Andy Holt

Personal information
- Full name: Andrew Holt
- Date of birth: 21 April 1978 (age 47)
- Place of birth: Stockport, England
- Height: 6 ft 1 in (1.85 m)
- Position(s): Defender

Youth career
- 1993–1995: Oldham Athletic

Senior career*
- Years: Team / Apps / (Gls)
- 1995–2001: Oldham Athletic / 114 / (10)
- 2001: → Hull City (loan) / 12 / (2)
- 2001–2004: Hull City / 61 / (1)
- 2002: → Barnsley (loan) / 7 / (0)
- 2003: → Shrewsbury Town (loan) / 9 / (0)
- 2004–2006: Wrexham / 81 / (9)
- 2006–2012: Northampton Town / 191 / (16)
- 2012: Corby Town / 0 / (0)
- Total:  / 475 / (38)

= Andy Holt (footballer, born 1978) =

English footballer

Andrew Holt (born 21 April 1978) is an English former professional footballer who played as a defender.

==Career==

===Oldham Athletic===
Holt started his career at Oldham Athletic where he stayed for six years, playing 114 times and scoring 10 goals. Holt sufficiently impressed Hull City during a loan spell, who paid £150,000 to secure his services. He came up through the club's centre of excellence.
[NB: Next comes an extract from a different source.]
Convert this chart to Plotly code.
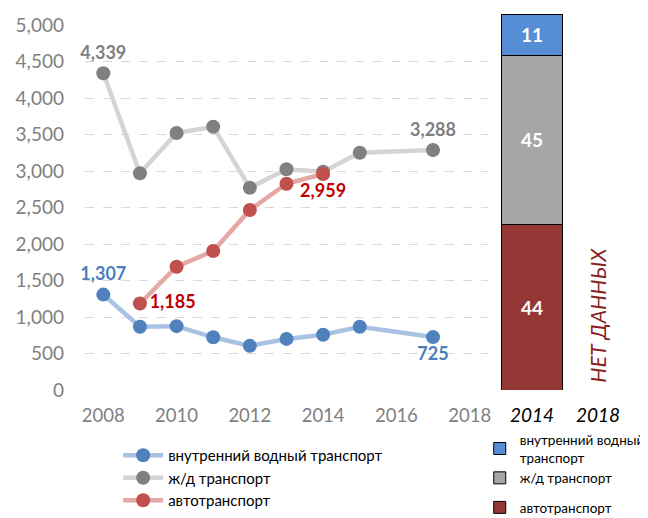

===Hull City and Wrexham===
His career at Hull City was quite good to start; he played 30 times in his first season. However, the following year, he found himself surplus to requirements, first loaned out to Barnsley and then Shrewsbury Town. In the 2003–04 season, only starting six of his 25 games that season. He found himself moving to Wrexham on a free transfer. At Wrexham, he played 86 matches, scoring on 10 occasions. He took part in the club's Football League Trophy win in 2005. At the end of his two-year contract, he got offered a deal by League One side Northampton Town, allowing him to prove himself in the next league up.

===Northampton===
In his first season at Northampton, having been snapped up on a Bosman transfer by manager John Gorman, able to play in many positions he was used as a utility man, he played 37 games, none of them from the bench as had been his career's main problem, and scored twice. He was retained by the club at the end of the 2006–07 season. However at the end of the 2009/2010 season, Holt turned down a new 2-year deal with Northampton. But on 9 June, Holt signed a new 2-year deal with Northampton, a month after turning down the previous offer.

===Corby Town===
In July 2012, following his release from Northampton, Holt rejoined former Northampton Town manager Ian Sampson at local Conference North side, Corby Town. However, in August 2012 Holt was forced to retire from football having suffered a knee injury.

==Post-playing career==
After retirement he moved back to Manchester.